Si fa presto a dire startup
Antonio Santangelo
Pubblicato il 18/07/2017
Ultimo aggiornamento: 06/02/2018 alle 14:22
Secondo il MISE (dati marzo 2017), la Lombardia è la regione che ospita il maggior numero di startup innovative: sono 1596 e rappresentano quasi un quarto (23,2%) del totale nazionale, seguita da Emilia Romagna (764 – 11,1%) e Lazio (655 – 9,5%).
Dal varo del Decreto Crescita 2.0 del 2012, le iniziative di promozione delle startup si sono moltiplicate sul territorio, e non v’è regione in cui non si sia tenuto un pitch, un incontro con investitori, un convegno di riflessione.
Non v’è dubbio che il fenomeno abbia molteplici aspetti positivi, innanzitutto come individuazione di alternativa concreta all’exit tradizionale, la ricerca di un posto fisso che è stata la stella cometa inseguita da generazioni.
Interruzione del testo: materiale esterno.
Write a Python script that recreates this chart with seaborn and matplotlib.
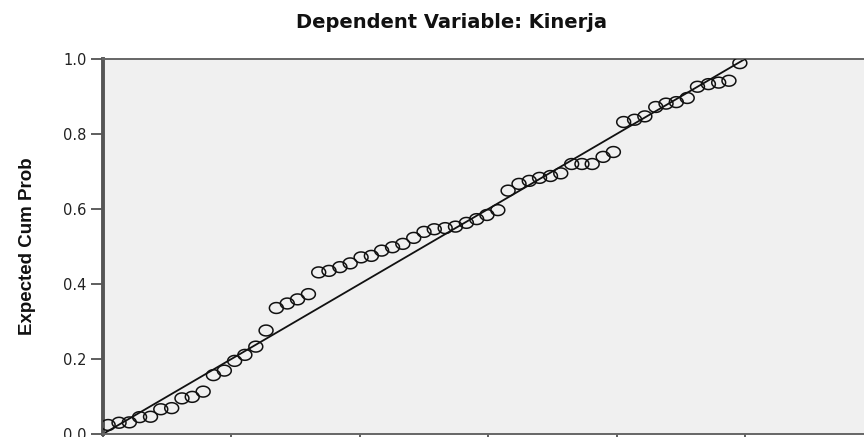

Una stella molto appannata di recente, non solo per la lunga crisi finanziaria che abbiamo alle spalle, anche per la perdurante difficoltà dei giovani a trovare spazio in un mercato del lavoro che privilegia i loro padri e, per i più giovani, persino i loro nonni.
Ecco quindi che la spinta all’auto-imprenditorialità può rappresentare una alternativa all’emigrazione all’estero o all’attesa rassegnata che qualcosa si muova, anche per la lentezza con cui al Jobs act stentano a seguire tutti i supporti alla riqualificazione e alla ricerca del lavoro che invece ne sono parte essenziale.
Purché siano chiare alcune premesse.
La moltiplicazione di concorsi, bandi, iniziative e giornate dedicate all'esposizione di idee imprenditoriali è stato l'elemento caratterizzante la fase del dopo-crisi finanziaria. Si fa spesso riferimento a Silicon Valley, a Londra e, più di recente, a Berlino; si indicano negli unicorni (startup il cui valore è uguale o superiore al miliardo di dollari) la meta da raggiungere, con la stessa enfasi con cui 50 anni fa si indicava l'obiettivo di una sistemazione in una azienda a partecipazione di Stato.
E' bene chiarire, allora, che il successo dei territori citati deriva dalla capacità di creare un contesto ricettivo e adatto a ospitare e sviluppare le nuove idee, un ecosistema i cui ingredienti sono: capitali, servizi, open innovation.
Per quanto riguarda l'aspetto finanziario è cruciale la presenza di finanziatori (venture capital) che siano specializzati su ambiti molto focalizzati, in grado cioè di conoscere modelli di business, criteri, tecnologie, servizi e persone di riferimento del settore/comparto/area di specializzazione. Ciò li mette in grado di valutare e apprezzare l'innovazione senza bisogno di ricorrere a terzi o di proteggersi dall'insuccesso chiedendo garanzie ai clienti.
Così i servizi a sostegno delle nuove iniziative sono cruciali per la loro sopravvivenza: dal marketing alla gestione, dal supporto all'internazionalizzazione a quello alla partecipazione ai bandi europei. Più personalizzati e meno standardizzati sono, tanto maggior valore hanno.
Infine, l'open innovation non è semplicemente facilitare la condivisione della conoscenza o spingere alla collaborazione le imprese. E' innanzitutto il riconoscimento da parte delle imprese (grandi e medie principalmente) che le idee più innovative stanno all'esterno dell'azienda; ciò si traduce nella disponibilità a collaborare, più spesso ad acquistare, la start up o il suo fondatore. Sono le idee, e la capacità di metterle in pratica, il valore reale delle start up. La grande impresa si apre acquistando intelligenza sul mercato e dando prospettive e strategia alle iniziative più promettenti.
In assenza di questo si condannano le nuove imprese a vivacchiare, quando va bene.